▶ [Set task]
Each line of the listing that contains the word "Output" is to be copied.

--- start of Information supplied ---

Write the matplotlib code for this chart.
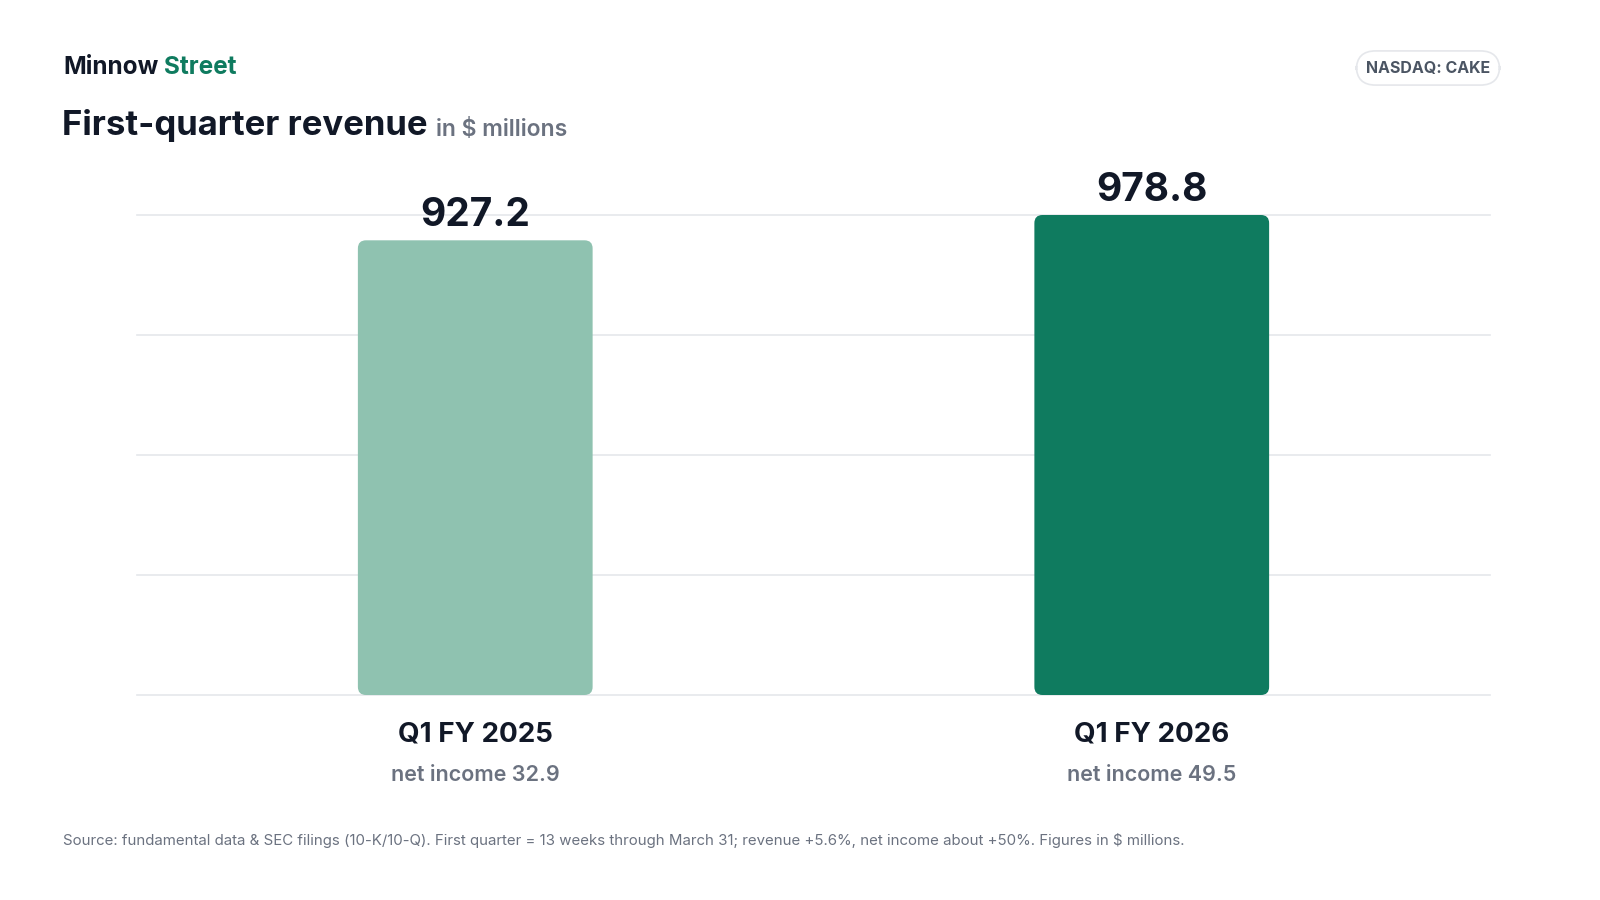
import matplotlib.pyplot as plt
from matplotlib.patches import FancyBboxPatch
from matplotlib.transforms import offset_copy
import numpy as np

categories = ['Q1 FY 2025', 'Q1 FY 2026']
revenue = [927.2, 978.8]
net_income = [32.9, 49.5]
colors = ['#8FC2B0', '#0F7B5F']

dark = '#111827'
grey = '#6B7280'
plt.rcParams['font.family'] = ['Inter', 'DejaVu Sans']

fig = plt.figure(figsize=(16, 9), dpi=100)
W, H = 1600, 900
ax = fig.add_axes([137 / W, 1 - 695 / H, (1490 - 137) / W, (695 - 215) / H])

ymax = max(revenue)
ax.set_ylim(0, ymax)
ax.set_xlim(-0.5, 1.5)
for t in np.linspace(0, ymax, 5):
    ax.axhline(t, color='#E5E7EB', lw=1.2, zorder=0, clip_on=False)

bw = 0.347
asp = (ymax / 480) / (2 / 1353)
for i, (v, c) in enumerate(zip(revenue, colors)):
    p = FancyBboxPatch((i - bw / 2, 0), bw, v,
                       boxstyle='round,pad=0,rounding_size=0.012',
                       mutation_aspect=asp, fc=c, ec='none', zorder=2)
    ax.add_patch(p)
    ax.text(i, v + 12, f'{v:.1f}', ha='center', va='bottom', fontsize=28,
            fontweight='bold', color=dark)
    ax.text(i, -55, categories[i], ha='center', va='top', fontsize=20,
            fontweight='bold', color=dark)
    ax.text(i, -142, f'net income {net_income[i]}', ha='center', va='top',
            fontsize=15.5, fontweight='semibold', color=grey)
ax.axis('off')

r = fig.canvas.get_renderer()


def follow(prev, s, gap, **kw):
    ext = prev.get_window_extent(renderer=r)
    x = (ext.x1 + gap) / fig.dpi / 16 * 1
    return fig.text(ext.x1 / (W) + gap / W, kw.pop('y'), s, **kw)


t1 = fig.text(63 / W, 1 - 68 / H, 'Minnow', fontsize=17.5, fontweight='bold',
              color=dark, va='center')
follow(t1, 'Street', 6, y=1 - 68 / H, fontsize=17.5, fontweight='bold',
       color='#0F7B5F', va='center')
t2 = fig.text(62 / W, 1 - 126 / H, 'First-quarter revenue', fontsize=25,
              fontweight='bold', color=dark, va='center')
follow(t2, 'in $ millions', 8, y=1 - 130 / H, fontsize=16.5,
       fontweight='semibold', color=grey, va='center')
fig.text(1428 / W, 1 - 68 / H, 'NASDAQ: CAKE', fontsize=11.5, fontweight='bold',
         color='#4B5563', ha='center', va='center',
         bbox=dict(boxstyle='round,pad=0.6,rounding_size=1.2', fc='white',
                   ec='#E5E7EB', lw=1.2))
fig.text(63 / W, 1 - 840 / H,
         'Source: fundamental data & SEC filings (10-K/10-Q). First quarter = 13 weeks '
         'through March 31; revenue +5.6%, net income about +50%. Figures in $ millions.',
         fontsize=10.8, color=grey, va='center')

fig.savefig('out.png', dpi=100, facecolor='white')
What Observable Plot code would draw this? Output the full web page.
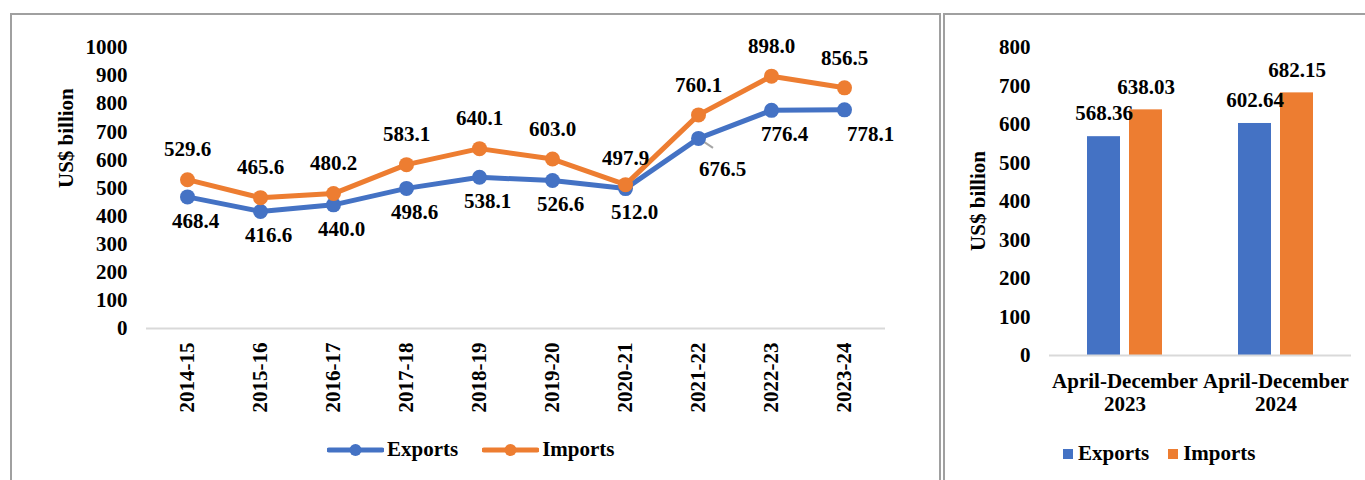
<!DOCTYPE html>
<html>
<head>
<meta charset="utf-8">
<script src="https://cdn.jsdelivr.net/npm/d3@7"></script>
<script src="https://cdn.jsdelivr.net/npm/@observablehq/plot@0.6"></script>
<style>
  html, body { margin: 0; padding: 0; background: #fff; }
  #page { position: relative; width: 1365px; height: 480px; overflow: hidden; background: #fff;
          font-family: "Liberation Serif", "Times New Roman", serif; font-weight: bold; }
  .box { position: absolute; border: 2px solid #a0a0a0; box-sizing: border-box; }
  .chart { position: absolute; top: 0; }
  .legend { position: absolute; display: flex; align-items: center; font-size: 21px; color: #000; white-space: nowrap; }
  .legend .item { display: flex; align-items: center; }
</style>
</head>
<body>
<div id="page">
  <div class="box" style="left:10px; top:13px; width:931px; height:480px;"></div>
  <div class="box" style="left:943px; top:13px; width:440px; height:480px;"></div>
  <div id="left" class="chart" style="left:0px;"></div>
  <div id="right" class="chart" style="left:940px;"></div>
  <div id="legendLeft" class="legend" style="left:327px; top:437px;"></div>
  <div id="legendRight" class="legend" style="left:1063px; top:441px;"></div>
</div>
<script>
// ---- Data ----
const years = ["2014-15", "2015-16", "2016-17", "2017-18", "2018-19", "2019-20", "2020-21", "2021-22", "2022-23", "2023-24"];
const exportsValues = [468.4, 416.6, 440.0, 498.6, 538.1, 526.6, 497.9, 676.5, 776.4, 778.1];
const importsValues = [529.6, 465.6, 480.2, 583.1, 640.1, 603.0, 512.0, 760.1, 898.0, 856.5];
const seriesNames = ["Exports", "Imports"];
const periods = ["April-December 2023", "April-December 2024"];
const periodExports = [568.36, 602.64];
const periodImports = [638.03, 682.15];
const yTicksLeft = [0, 100, 200, 300, 400, 500, 600, 700, 800, 900, 1000];
const yTicksRight = [0, 100, 200, 300, 400, 500, 600, 700, 800];
const yLabel = "US$ billion";

const colors = ["#4472C4", "#ED7D31"];
const font = '"Liberation Serif", "Times New Roman", serif';

// ---- Left: line chart ----
const lineData = [
  ...years.map((year, i) => ({year, series: "Exports", value: exportsValues[i]})),
  ...years.map((year, i) => ({year, series: "Imports", value: importsValues[i]}))
];

// label placement (styling of the data labels, as in the original)
const labelDefault = {Exports: [8, 24], Imports: [0, -30]};
const labelOverride = {
  "Exports|2020-21": [0, -30],
  "Exports|2021-22": [24, 31],
  "Exports|2022-23": [13, 24],
  "Exports|2023-24": [26, 24],
  "Imports|2020-21": [9, 28]
};
const labelRows = lineData.map(d => {
  const [dx, dy] = labelOverride[d.series + "|" + d.year] || labelDefault[d.series];
  return {...d, dx, dy};
});
const labelGroups = d3.groups(labelRows, d => d.dx + "," + d.dy);
const leaderKey = {series: "Exports", year: "2021-22"};

const leader = (index, scales) => {
  const d = lineData.find(r => r.series === leaderKey.series && r.year === leaderKey.year);
  const x0 = scales.x(d.year), y0 = scales.y(d.value);
  return d3.create("svg:line")
    .attr("x1", x0).attr("y1", y0)
    .attr("x2", x0 + 15).attr("y2", y0 + 10)
    .attr("stroke", "#a6a6a6").attr("stroke-width", 2)
    .node();
};

const left = Plot.plot({
  width: 940,
  height: 420,
  marginLeft: 146,
  marginRight: 55,
  marginTop: 47,
  marginBottom: 92,
  style: {fontFamily: font, fontSize: "21px", fontWeight: "bold", background: "transparent", overflow: "visible", color: "#000"},
  x: {type: "point", domain: years, padding: 0.5},
  y: {domain: [0, 1000]},
  color: {domain: seriesNames, range: colors},
  marks: [
    Plot.ruleY([0], {stroke: "#d9d9d9", strokeWidth: 2}),
    Plot.axisY({ticks: yTicksLeft, tickSize: 0, tickPadding: 19, tickFormat: d => String(d), label: null, fontSize: 21}),
    Plot.axisX({tickRotate: -90, tickSize: 0, tickPadding: 14, label: null, fontSize: 21}),
    Plot.text([yLabel], {frameAnchor: "left", rotate: -90, dx: -80, fontSize: 21, fontWeight: "bold"}),
    leader,
    Plot.line(lineData, {x: "year", y: "value", stroke: "series", strokeWidth: 5, strokeLinejoin: "round", strokeLinecap: "round"}),
    Plot.dot(lineData, {x: "year", y: "value", fill: "series", r: 7.5}),
    ...labelGroups.map(([, rows]) => Plot.text(rows, {
      x: "year", y: "value", text: d => d.value.toFixed(1),
      dx: rows[0].dx, dy: rows[0].dy, fontSize: 21, fontWeight: "bold", fill: "#000"
    }))
  ]
});
document.getElementById("left").append(left);

// ---- Right: grouped bar chart ----
const barData = [
  ...periods.map((period, i) => ({period, series: "Exports", value: periodExports[i]})),
  ...periods.map((period, i) => ({period, series: "Imports", value: periodImports[i]}))
];

const right = Plot.plot({
  width: 425,
  height: 425,
  marginLeft: 108,
  marginRight: 14,
  marginTop: 47,
  marginBottom: 70,
  style: {fontFamily: font, fontSize: "21px", fontWeight: "bold", background: "transparent", overflow: "visible", color: "#000"},
  fx: {domain: periods, padding: 0, label: null},
  x: {domain: seriesNames, paddingInner: 0.21, paddingOuter: 0.866, axis: null},
  y: {domain: [0, 800]},
  color: {domain: seriesNames, range: colors},
  marks: [
    Plot.barY(barData, {fx: "period", x: "series", y: "value", fill: "series"}),
    Plot.ruleY([0], {stroke: "#d9d9d9", strokeWidth: 2}),
    Plot.axisY({ticks: yTicksRight, tickSize: 0, tickPadding: 19, tickFormat: d => String(d), label: null, fontSize: 21}),
    Plot.axisFx({anchor: "bottom", tickSize: 0, tickPadding: 16, label: null, fontSize: 21, lineHeight: 1.1,
                 tickFormat: d => d.replace(" ", "\n")}),
    Plot.text(barData, {fx: "period", x: "series", y: "value", text: d => d.value.toFixed(2), dy: -23, fontSize: 21, fontWeight: "bold", fill: "#000"})
  ]
});
// y label for right panel (outside facets)
document.getElementById("right").append(right);

// Right y-axis title as a separate overlay using real text
const rTitle = document.createElementNS("http://www.w3.org/2000/svg", "text");
rTitle.textContent = yLabel;
rTitle.setAttribute("transform", "translate(38,201) rotate(-90)");
rTitle.setAttribute("text-anchor", "middle");
rTitle.setAttribute("dominant-baseline", "central");
rTitle.setAttribute("font-size", "21");
rTitle.setAttribute("font-weight", "bold");
rTitle.setAttribute("font-family", font);
right.append(rTitle);

// ---- Legends ----
function lineSwatch(color) {
  const svg = d3.create("svg").attr("width", 57).attr("height", 16).style("margin-right", "3px");
  svg.append("line").attr("x1", 2).attr("x2", 55).attr("y1", 8).attr("y2", 8)
    .attr("stroke", color).attr("stroke-width", 5).attr("stroke-linecap", "round");
  svg.append("circle").attr("cx", 28.5).attr("cy", 8).attr("r", 6).attr("fill", color);
  return svg.node();
}
function squareSwatch(color) {
  const svg = d3.create("svg").attr("width", 10).attr("height", 10).style("margin-right", "5px");
  svg.append("rect").attr("width", 10).attr("height", 10).attr("fill", color);
  return svg.node();
}
const legL = document.getElementById("legendLeft");
const legR = document.getElementById("legendRight");
seriesNames.forEach((name, i) => {
  const a = document.createElement("div"); a.className = "item";
  a.style.marginRight = i === 0 ? "24px" : "0";
  a.append(lineSwatch(colors[i])); a.append(document.createTextNode(name));
  legL.append(a);
  const b = document.createElement("div"); b.className = "item";
  b.style.marginRight = i === 0 ? "19px" : "0";
  b.append(squareSwatch(colors[i])); b.append(document.createTextNode(name));
  legR.append(b);
});
</script>
</body>
</html>
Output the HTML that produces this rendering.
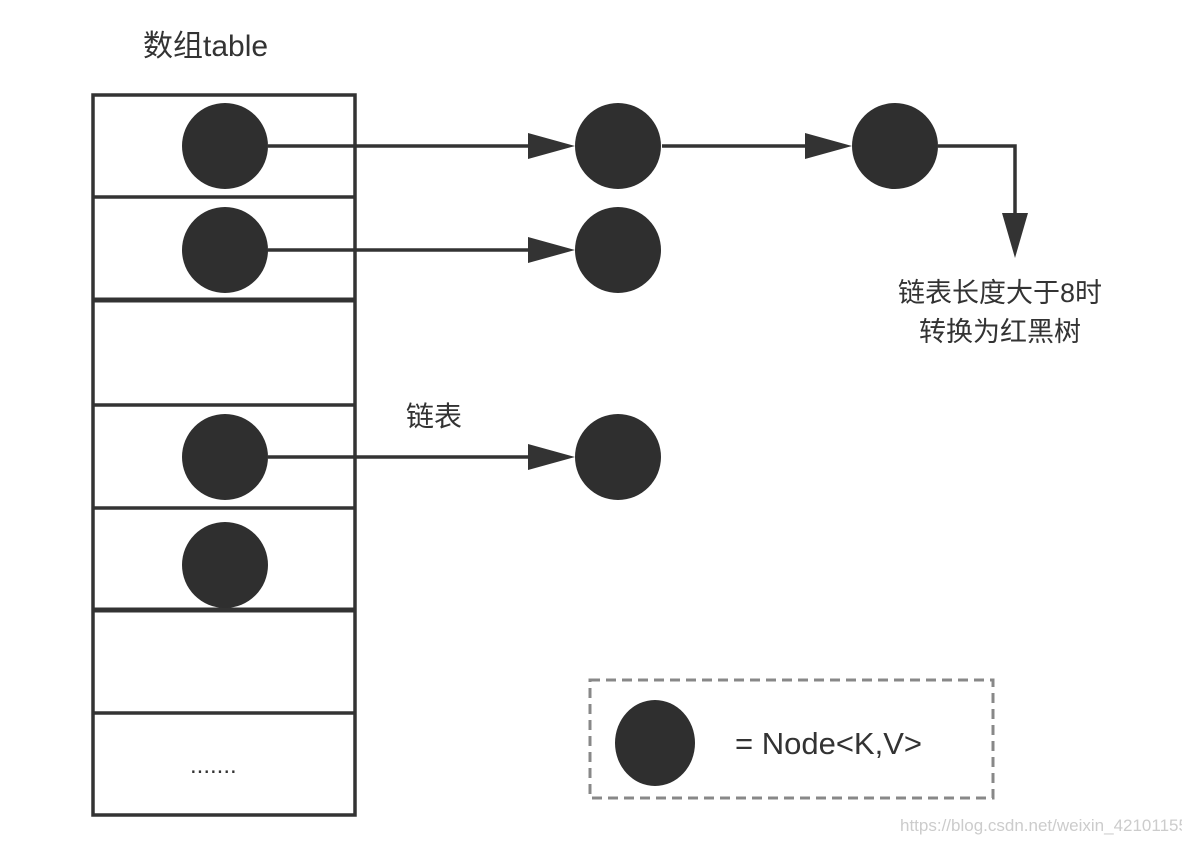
<!DOCTYPE html>
<html><head><meta charset="utf-8"><style>
body{margin:0;background:#fff;}
svg{display:block;}
text{font-family:"Liberation Sans","Noto Sans CJK SC",sans-serif;fill:#333;}
</style></head><body>
<svg width="1182" height="843" viewBox="0 0 1182 843" xmlns="http://www.w3.org/2000/svg">
<defs><marker id="a" markerWidth="10" markerHeight="10" refX="9" refY="5" orient="auto" markerUnits="userSpaceOnUse" viewBox="0 0 10 10"><path d="M0,0 L10,5 L0,10 z" fill="#333"/></marker></defs>
<text x="143" y="56" font-size="30">数组table</text>
<g stroke="#333" stroke-width="3.5" fill="none">
<rect x="93" y="95" width="262" height="720"/>
<line x1="93" y1="197" x2="355" y2="197"/>
<line x1="93" y1="300" x2="355" y2="300" stroke-width="5"/>
<line x1="93" y1="405" x2="355" y2="405"/>
<line x1="93" y1="508" x2="355" y2="508"/>
<line x1="93" y1="610" x2="355" y2="610" stroke-width="5"/>
<line x1="93" y1="713" x2="355" y2="713"/>
</g>
<g fill="#2f2f2f">
<circle cx="225" cy="146" r="43"/>
<circle cx="225" cy="250" r="43"/>
<circle cx="225" cy="457" r="43"/>
<circle cx="225" cy="565" r="43"/>
<circle cx="618" cy="146" r="43"/>
<circle cx="618" cy="250" r="43"/>
<circle cx="618" cy="457" r="43"/>
<circle cx="895" cy="146" r="43"/>
<ellipse cx="655" cy="743" rx="40" ry="43"/>
</g>
<g stroke="#333" stroke-width="3.5" fill="none">
<line x1="268" y1="146" x2="548" y2="146"/>
<line x1="268" y1="250" x2="548" y2="250"/>
<line x1="268" y1="457" x2="548" y2="457"/>
<line x1="662" y1="146" x2="825" y2="146"/>
<polyline points="938,146 1015,146 1015,225"/>
</g>
<g fill="#333">
<path d="M528,133 L575,146 L528,159 z"/>
<path d="M528,237 L575,250 L528,263 z"/>
<path d="M528,444 L575,457 L528,470 z"/>
<path d="M805,133 L852,146 L805,159 z"/>
<path d="M1002,213 L1015,258 L1028,213 z"/>
</g>
<text x="1000" y="302" font-size="27" text-anchor="middle">链表长度大于8时</text>
<text x="1000" y="341" font-size="27" text-anchor="middle">转换为红黑树</text>
<text x="406" y="426" font-size="28">链表</text>
<text x="190" y="773" font-size="24">.......</text>
<rect x="590" y="680" width="403" height="118" fill="none" stroke="#888" stroke-width="3" stroke-dasharray="10,6"/>
<text x="735" y="754" font-size="31">= Node&lt;K,V&gt;</text>
<text x="900" y="831" font-size="17" style="fill:#ccc">https://blog.csdn.net/weixin_42101155</text>
</svg>
</body></html>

--- end of Information supplied ---

▶ [Solution]
What Observable Plot code would draw this? Output the full web page.
Output the HTML that produces this rendering.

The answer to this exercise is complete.